Mit sanftem Lächeln ließ der Moderator Markus Brock den spitzbärtigen, als Dandy kostümierten Maler - "ich bin ein schwer arbeitender, gut gekleideter ältere Herr" - gewähren, der seine populistische Ego-Show abzog. Er sei ein schöner Mann, sagte er und: "Ich entschloss mich eines Tages, ein Genie zu sein - und war eines." Es ist immer wieder unterhaltsam, Lüpertz zuzuhören, nur brachte es die Runde der Max Weber Stiftung zum Thema "Künstlerkult, Starkult. Phänomen oder kalkulierte Strategie? Von Michelangelo bis Lagerfeld" kaum einen Schritt weiter. Lüpertz' Lamento über Popstars, die allesamt "rauschgiftsüchtige Bengelchen" seien, über den Niedergang der Kunst, die nur noch Kitsch oder Design sei, über "ästhetische Verblödung", den Verlust der Werte und den Hang zum Konsum ist sattsam bekannt.

"Wir wissen, wohin uns diese Werte geführt haben", orakelte Kirchner und empfahl Lüpertz, die Gegenwart auch nach ihren immensen Potenzialen zu beurteilen. Und Vinken korrigierte den Maler, indem sie den Konsum nicht als Verfallserscheinung, sondern als höchst kreative, komplexe und auch lustvolle Herausforderung bezeichnete: "Konsumieren ist kein passivisches, bulimisches In-sich-Reinschaufeln." Nach der Französischen Revolution sei die Kunst zur Ware geworden, der Künstler - der nicht mehr an den Fürstenhof oder die Geistlichkeit gebunden war - musste dafür sorgen, dass seine Kunst marktgängig werde. Die Selbstinszenierung als Künstler oder Genie gehöre dazu. Für Vinken ist Lagerfeld ein Beispiel, wie ein Künstler den Warencharakter seiner Schöpfungen zum Thema macht.

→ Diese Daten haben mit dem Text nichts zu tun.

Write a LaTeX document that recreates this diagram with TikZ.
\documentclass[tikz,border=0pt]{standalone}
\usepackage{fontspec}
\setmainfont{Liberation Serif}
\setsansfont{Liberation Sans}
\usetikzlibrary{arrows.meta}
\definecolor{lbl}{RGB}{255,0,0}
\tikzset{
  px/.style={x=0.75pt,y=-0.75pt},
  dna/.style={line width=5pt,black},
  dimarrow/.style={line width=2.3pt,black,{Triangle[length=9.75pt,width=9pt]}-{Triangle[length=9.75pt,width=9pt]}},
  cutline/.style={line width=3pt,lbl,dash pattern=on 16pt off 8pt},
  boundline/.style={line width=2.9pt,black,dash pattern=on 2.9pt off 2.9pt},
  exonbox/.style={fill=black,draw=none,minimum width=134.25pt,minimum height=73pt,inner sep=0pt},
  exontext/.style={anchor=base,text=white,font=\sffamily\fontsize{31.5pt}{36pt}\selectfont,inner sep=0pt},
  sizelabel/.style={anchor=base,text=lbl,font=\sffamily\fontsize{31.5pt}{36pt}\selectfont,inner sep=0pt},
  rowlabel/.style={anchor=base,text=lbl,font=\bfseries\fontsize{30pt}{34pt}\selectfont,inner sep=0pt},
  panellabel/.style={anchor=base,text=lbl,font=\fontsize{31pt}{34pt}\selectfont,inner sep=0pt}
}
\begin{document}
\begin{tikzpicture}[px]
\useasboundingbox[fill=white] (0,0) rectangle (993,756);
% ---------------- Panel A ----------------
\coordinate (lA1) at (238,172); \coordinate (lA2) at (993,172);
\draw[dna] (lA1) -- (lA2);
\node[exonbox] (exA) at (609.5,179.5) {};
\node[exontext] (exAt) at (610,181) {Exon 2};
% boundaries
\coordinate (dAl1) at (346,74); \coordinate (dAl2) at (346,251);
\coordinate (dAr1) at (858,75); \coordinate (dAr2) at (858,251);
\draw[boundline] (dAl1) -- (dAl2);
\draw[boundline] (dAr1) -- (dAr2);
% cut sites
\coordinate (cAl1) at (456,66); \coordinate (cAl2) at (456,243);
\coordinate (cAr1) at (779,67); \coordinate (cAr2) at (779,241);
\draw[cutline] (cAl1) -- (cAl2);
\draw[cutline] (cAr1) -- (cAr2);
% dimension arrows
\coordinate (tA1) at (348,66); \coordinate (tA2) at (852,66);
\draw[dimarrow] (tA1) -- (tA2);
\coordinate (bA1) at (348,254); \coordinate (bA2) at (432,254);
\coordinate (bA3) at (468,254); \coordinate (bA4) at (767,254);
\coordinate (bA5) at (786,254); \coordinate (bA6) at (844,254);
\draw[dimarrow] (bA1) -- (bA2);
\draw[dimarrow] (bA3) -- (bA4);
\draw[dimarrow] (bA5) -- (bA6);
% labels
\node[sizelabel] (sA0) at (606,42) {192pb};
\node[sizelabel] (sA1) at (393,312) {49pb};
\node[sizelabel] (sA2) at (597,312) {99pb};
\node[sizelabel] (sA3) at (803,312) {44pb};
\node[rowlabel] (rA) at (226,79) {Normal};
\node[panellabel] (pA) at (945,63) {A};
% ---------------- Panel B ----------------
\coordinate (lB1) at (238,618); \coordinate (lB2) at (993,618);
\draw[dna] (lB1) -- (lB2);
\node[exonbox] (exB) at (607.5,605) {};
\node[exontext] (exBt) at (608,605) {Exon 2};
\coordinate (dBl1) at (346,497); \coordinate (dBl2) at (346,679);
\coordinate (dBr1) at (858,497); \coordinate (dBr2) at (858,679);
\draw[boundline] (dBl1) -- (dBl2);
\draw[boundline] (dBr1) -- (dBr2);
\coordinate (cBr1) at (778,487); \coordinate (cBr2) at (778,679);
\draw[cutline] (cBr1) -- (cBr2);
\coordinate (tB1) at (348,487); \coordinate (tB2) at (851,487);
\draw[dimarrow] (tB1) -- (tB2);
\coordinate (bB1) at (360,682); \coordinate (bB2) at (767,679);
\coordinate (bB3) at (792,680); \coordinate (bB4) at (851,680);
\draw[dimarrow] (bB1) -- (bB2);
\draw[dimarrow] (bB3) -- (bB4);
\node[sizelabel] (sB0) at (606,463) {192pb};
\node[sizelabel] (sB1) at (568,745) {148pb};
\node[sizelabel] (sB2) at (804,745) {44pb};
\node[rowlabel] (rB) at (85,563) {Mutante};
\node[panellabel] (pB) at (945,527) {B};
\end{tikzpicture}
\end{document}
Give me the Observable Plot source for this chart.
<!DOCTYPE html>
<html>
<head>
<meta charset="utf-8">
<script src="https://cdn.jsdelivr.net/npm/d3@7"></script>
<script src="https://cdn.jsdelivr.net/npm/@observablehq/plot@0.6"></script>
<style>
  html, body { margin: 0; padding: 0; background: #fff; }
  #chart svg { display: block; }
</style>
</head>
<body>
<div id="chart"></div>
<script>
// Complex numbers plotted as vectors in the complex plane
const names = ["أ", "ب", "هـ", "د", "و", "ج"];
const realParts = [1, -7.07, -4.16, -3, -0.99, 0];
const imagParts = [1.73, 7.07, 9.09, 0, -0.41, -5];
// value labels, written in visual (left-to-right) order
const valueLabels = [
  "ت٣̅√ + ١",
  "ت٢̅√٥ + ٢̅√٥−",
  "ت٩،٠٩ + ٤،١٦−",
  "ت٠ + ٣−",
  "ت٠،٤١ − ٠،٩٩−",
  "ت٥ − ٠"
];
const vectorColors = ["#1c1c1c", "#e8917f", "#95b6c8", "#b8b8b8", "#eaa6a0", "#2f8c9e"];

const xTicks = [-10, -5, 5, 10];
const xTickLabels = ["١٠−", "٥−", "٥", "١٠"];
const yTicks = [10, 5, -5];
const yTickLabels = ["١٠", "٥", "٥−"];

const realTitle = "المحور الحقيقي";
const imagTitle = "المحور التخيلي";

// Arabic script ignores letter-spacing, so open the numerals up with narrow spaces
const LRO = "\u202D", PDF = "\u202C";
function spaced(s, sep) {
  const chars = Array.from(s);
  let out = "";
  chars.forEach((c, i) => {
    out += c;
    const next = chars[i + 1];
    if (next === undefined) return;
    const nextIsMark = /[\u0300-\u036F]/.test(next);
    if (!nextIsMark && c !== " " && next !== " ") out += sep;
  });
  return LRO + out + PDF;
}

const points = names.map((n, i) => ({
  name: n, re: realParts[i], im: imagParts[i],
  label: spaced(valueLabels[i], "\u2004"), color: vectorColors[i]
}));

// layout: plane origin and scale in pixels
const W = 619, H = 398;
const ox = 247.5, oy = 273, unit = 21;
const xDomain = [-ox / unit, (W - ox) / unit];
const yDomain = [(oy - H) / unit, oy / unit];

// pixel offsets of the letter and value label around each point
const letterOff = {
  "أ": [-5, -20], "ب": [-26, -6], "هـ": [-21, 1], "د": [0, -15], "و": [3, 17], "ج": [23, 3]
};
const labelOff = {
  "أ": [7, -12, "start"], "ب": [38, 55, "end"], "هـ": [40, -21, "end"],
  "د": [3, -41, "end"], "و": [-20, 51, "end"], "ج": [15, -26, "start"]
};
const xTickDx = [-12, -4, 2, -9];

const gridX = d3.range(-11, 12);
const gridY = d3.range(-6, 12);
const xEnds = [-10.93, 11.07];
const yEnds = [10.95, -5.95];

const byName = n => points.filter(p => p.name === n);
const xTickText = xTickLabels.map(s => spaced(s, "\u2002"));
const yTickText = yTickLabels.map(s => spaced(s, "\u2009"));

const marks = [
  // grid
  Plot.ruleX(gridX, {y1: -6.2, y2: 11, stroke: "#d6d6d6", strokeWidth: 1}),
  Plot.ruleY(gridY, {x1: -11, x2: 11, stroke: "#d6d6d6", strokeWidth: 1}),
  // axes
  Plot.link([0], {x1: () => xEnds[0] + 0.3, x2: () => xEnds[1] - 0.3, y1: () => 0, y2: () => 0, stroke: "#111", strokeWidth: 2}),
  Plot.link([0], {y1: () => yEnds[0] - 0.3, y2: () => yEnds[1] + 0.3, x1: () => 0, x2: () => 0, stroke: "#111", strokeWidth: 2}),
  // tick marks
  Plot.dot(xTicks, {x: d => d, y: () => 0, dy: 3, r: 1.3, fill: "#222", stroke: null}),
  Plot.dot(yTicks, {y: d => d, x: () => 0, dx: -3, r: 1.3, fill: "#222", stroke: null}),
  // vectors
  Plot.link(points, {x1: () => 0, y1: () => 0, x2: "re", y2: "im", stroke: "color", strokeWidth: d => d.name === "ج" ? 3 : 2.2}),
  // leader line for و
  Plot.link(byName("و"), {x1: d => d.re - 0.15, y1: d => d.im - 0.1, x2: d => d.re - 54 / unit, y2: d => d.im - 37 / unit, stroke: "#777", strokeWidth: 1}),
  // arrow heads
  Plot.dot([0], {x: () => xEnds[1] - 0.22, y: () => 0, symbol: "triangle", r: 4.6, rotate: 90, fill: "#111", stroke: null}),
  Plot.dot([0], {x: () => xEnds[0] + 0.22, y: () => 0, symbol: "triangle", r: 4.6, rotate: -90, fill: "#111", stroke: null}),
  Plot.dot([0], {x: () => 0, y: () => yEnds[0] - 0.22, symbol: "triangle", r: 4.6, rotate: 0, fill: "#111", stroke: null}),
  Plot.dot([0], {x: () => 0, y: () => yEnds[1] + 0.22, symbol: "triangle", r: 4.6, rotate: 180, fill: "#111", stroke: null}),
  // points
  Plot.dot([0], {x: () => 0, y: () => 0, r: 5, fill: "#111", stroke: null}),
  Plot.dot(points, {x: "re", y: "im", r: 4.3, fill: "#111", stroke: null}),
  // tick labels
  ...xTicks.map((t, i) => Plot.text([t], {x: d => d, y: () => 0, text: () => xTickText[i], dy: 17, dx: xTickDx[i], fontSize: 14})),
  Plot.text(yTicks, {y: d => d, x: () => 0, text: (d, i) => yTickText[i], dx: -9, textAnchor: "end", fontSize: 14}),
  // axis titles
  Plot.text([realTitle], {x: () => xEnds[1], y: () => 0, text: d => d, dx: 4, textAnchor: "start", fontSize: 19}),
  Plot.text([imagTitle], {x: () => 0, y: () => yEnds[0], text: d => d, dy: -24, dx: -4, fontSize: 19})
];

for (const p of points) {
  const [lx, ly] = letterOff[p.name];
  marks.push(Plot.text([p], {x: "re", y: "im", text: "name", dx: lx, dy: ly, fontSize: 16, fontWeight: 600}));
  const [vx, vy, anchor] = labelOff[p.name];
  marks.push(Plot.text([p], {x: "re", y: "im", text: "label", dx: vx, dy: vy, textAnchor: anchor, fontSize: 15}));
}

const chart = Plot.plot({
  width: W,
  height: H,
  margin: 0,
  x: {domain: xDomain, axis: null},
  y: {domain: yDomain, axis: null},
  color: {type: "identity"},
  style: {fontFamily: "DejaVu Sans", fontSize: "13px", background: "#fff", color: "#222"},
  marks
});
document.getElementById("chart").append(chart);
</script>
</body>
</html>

"Stars reflektieren, was sich eine Gesellschaft sehnlichst wünscht", meinte die Kunsthistorikerin Beatrice von Bismarck, und "die Gesellschaft schafft sich ihre Stars", indem sie die Kriterien festlegt. Der Star entlaste die Gesellschaft auch, indem er dem einzelnen Menschen den Druck nehme, fortwährend kreativ zu sein - "die Überforderung damit ist ein Markenzeichen unserer Gesellschaft". "Der Star gaukelt uns vor, dass alles in seinem Leben kreativ ist, dass ihm alles zur Verfügung steht", sagte sie. Kirchner sprach vom Mythos der Kreativität, der Stars vom Rest der Menschheit trenne, die "nur funktionieren müssen": "Der Star ist nicht greifbar."

Dass der Starkult nicht erst seit Warhols Vision, jeder werde in Zukunft 15 Minuten lang berühmt sein können, mit dem Drang, öffentlich zu sein, zusammenhängt, wurde im Laufe des Abends klar: "Die Sichtbarkeit ist ein Wert an sich", meinte von Bismarck. Doch: Wie wird man Star? "Wir wissen nicht, worauf der Erfolg basiert, sonst könnten wir strategisch darauf zuarbeiten", sagte Beatrice von Bismarck. Und woran erkennt man einen Star? Alle bis auf Lüpertz (der Banksy nicht kennt) einigten sich darauf, diesen weltberühmten Street-Art-Künstler, der seine Anonymität wahrt und nur durch seine Werke greifbar ist, als den zeitgemäßen Star der Gegenwart zu sehen.

"Die Gesellschaft bekommt, was sie begreift", gab Lüpertz irgendwann zum Besten, wozu wohl auch Stars und Genies zählen. Nach reichlich über zwei Stunden Argumenten und Phrasen zum Startum dachten wohl nicht wenige im Plenum: "Ich bin ein Star, holt mich hier raus!"